Monday 13 March 2017

Dietericy’s etching, “Landscape in the manner of Ruisdael”, 1745


Christian Wilhelm Ernst Dietricy (aka Christian Wilhelm Ernst Dietrich) (1712–74)
“Landscape in the manner of Ruisdael”, 1745
Etching on laid paper
Size: (sheet) 17.8 x 23.4 cm; (plate) 10.5 x 16.7 cm; (image borderline) 10.1 x 16.5 cm
Signed and dated in the plate at upper left
State i (of at least ii as the BM holds a state ii impression)
Linck 1846 259.159.I (JF Linck 1846, “Monographie der von C. W. E. Dietrich radierten, geschabten und in Holz geschnittenen malerischen Vorstellungen”, Berlin)

The British Museum offers the following description of this print:
Landscape with figures on a path to right; houses amongst trees and a church spire to left; first state. 1745 Etching” (http://www.britishmuseum.org/research/collection_online/collection_object_details.aspx?objectId=1471592&partId=1&people=127014&peoA=127014-2-60&page=3)

Condition: a faultless exceptionally rare, first state impression with generous margins (varying from 3 to 4 cm) in near pristine condition. There is a remnant of mounting tape and pencil notations about the impression (verso).

I am selling this exceptionally rare landscape etching executed in the style of Jacob van Ruisdael (1629–82) for the total cost of AU$246 (currently US$185.44/EUR173.97/GBP152.57 at the time of posting this listing) including postage and handling to anywhere in the world.
If you are interested in purchasing this delicately rendered and skilfully balanced landscape composition that is full of light and air, please contact me (oz_jim@printsandprinciples.com) and I will send you a PayPal invoice to make the payment easy.


This print has been sold


Very few landscape etchings of the 18th century are as delicately executed as this remarkably beautiful study. Although it is executed in the style of one of the greatest of all landscape artists—the legendary Ruisdael—the print should be viewed as much more than a pastiche. Certainly the image displays key attributes of Ruisdael’s drawing style (e.g. his use of tightly curved small strokes; his seemingly random, but very meaningfully placed, stipples; his leaning to juxtapose densely worked areas with broad untouched areas), but Dietericy has added a dimension to the portrayed scene that is more about his own vision than that of Ruisdael: a different way of portraying distance.

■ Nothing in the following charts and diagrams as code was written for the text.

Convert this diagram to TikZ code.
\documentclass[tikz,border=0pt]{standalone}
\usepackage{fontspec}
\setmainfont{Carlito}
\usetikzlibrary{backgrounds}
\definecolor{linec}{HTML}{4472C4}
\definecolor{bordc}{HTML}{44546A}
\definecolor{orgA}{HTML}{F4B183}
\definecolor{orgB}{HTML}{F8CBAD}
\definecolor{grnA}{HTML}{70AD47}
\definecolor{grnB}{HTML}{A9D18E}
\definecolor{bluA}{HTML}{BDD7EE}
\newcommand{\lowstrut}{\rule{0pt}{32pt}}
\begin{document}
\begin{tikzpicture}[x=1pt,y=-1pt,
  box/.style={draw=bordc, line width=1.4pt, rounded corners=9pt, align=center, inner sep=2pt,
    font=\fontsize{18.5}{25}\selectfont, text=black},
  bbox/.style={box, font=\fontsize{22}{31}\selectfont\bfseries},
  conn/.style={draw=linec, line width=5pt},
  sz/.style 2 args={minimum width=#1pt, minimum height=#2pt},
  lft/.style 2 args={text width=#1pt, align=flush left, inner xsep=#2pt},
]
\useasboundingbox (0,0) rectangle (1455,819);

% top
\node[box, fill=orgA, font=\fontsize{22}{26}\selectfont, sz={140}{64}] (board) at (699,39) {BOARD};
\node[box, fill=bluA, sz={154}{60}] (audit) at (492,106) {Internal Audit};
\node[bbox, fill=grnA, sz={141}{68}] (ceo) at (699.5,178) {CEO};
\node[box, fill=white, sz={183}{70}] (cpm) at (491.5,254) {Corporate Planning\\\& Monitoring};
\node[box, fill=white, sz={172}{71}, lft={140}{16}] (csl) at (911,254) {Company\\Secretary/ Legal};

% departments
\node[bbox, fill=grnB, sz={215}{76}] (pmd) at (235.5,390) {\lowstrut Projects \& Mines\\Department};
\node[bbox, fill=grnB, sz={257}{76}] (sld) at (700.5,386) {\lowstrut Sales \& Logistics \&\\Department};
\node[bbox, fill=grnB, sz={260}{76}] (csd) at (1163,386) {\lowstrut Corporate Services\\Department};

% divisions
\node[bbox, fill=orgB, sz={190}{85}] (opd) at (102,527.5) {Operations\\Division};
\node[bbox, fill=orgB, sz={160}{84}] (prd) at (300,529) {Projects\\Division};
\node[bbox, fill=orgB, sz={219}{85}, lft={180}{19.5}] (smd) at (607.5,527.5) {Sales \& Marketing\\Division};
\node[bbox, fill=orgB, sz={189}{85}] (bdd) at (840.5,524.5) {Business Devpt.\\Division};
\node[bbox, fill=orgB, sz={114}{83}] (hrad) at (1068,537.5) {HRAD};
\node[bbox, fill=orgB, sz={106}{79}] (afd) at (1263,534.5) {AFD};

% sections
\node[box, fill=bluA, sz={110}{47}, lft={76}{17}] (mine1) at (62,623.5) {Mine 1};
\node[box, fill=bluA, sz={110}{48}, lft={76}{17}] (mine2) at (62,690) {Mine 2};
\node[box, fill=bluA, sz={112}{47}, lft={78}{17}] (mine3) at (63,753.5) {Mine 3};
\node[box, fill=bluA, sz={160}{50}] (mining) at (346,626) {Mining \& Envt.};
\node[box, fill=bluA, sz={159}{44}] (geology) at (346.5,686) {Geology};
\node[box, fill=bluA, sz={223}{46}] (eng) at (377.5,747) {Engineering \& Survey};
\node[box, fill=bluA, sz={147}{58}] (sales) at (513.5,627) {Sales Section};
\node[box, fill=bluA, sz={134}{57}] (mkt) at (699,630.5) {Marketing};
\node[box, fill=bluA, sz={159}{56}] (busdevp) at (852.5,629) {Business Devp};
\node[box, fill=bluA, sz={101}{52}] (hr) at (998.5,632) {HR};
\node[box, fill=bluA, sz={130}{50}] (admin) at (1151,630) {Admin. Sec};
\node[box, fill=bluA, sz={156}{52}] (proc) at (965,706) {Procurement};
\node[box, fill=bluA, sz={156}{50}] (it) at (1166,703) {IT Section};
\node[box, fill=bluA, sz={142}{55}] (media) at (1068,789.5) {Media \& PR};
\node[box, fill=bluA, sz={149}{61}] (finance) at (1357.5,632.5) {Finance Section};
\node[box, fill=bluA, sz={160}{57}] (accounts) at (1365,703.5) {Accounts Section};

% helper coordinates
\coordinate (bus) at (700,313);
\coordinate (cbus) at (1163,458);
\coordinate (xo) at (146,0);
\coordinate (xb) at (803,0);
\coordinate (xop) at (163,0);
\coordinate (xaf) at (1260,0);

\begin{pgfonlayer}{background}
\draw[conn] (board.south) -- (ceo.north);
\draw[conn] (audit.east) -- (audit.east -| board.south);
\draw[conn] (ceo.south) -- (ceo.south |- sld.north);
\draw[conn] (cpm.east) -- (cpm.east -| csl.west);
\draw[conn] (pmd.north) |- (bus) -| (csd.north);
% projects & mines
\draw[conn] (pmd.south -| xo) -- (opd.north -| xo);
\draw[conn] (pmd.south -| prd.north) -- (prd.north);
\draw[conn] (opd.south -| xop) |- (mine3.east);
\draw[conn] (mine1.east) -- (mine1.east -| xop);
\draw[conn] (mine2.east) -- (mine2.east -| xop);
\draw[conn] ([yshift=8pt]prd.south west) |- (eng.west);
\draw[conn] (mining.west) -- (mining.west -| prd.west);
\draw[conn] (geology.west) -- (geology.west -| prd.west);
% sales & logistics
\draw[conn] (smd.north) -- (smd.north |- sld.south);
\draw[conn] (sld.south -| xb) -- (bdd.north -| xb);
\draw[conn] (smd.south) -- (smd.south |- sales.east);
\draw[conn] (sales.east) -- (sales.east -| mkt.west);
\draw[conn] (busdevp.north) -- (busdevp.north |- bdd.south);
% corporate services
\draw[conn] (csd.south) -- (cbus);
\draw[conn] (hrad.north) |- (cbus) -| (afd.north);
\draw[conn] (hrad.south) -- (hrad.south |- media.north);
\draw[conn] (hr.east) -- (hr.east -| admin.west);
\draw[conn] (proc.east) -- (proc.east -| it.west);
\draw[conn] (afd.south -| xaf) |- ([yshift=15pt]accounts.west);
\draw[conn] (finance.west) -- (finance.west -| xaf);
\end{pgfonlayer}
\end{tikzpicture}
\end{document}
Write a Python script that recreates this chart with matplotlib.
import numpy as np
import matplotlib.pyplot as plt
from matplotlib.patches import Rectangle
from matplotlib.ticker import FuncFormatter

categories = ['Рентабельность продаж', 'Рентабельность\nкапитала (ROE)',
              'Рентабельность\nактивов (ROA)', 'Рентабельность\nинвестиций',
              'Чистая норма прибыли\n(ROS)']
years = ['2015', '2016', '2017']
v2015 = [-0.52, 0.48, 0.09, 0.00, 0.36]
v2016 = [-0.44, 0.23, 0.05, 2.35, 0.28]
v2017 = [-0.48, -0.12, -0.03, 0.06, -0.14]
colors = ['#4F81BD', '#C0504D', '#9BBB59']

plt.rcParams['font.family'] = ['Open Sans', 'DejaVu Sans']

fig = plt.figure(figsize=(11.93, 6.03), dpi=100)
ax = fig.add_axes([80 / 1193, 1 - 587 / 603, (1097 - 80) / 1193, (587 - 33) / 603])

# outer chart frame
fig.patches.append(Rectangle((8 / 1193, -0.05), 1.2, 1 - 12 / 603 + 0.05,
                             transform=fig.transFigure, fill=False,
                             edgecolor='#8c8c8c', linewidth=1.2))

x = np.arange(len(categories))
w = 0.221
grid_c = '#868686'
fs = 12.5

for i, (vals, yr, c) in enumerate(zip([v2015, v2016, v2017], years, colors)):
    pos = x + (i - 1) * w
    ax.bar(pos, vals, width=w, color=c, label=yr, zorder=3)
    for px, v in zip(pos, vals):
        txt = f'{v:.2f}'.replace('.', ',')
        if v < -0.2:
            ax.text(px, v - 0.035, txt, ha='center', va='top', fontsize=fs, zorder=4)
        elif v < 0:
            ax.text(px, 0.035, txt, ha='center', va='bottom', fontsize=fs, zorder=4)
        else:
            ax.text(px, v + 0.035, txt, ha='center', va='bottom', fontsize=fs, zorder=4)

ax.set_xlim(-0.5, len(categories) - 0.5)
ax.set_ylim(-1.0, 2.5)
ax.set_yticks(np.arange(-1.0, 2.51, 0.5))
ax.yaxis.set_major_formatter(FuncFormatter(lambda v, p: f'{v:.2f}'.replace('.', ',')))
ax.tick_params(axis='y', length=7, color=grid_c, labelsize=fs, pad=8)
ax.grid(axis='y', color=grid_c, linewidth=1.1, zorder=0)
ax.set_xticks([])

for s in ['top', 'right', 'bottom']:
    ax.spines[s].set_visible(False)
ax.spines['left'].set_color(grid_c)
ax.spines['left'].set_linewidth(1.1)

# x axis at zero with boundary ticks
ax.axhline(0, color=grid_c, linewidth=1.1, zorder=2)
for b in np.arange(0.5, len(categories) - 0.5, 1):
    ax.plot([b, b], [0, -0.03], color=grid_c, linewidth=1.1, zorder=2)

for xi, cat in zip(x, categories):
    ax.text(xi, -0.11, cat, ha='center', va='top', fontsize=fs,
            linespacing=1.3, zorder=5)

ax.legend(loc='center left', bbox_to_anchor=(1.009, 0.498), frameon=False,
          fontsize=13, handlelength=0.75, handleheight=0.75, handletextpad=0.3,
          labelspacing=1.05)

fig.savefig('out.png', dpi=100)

Arguably, Ruisdael’s approach to representing spatial depth tends to be about framing glimpses of distance through landscape features such as trees—the notion of a translucent landscape. By contrast, Dietericy’s approach is all about concrete solids arranged with precision to provide visual “stepping-stones” into the distance.

In short, Dietericy may have appropriated many of Ruisdael’s stylistic traits but these idiosyncrasies have been subverted to his own very personal way of looking.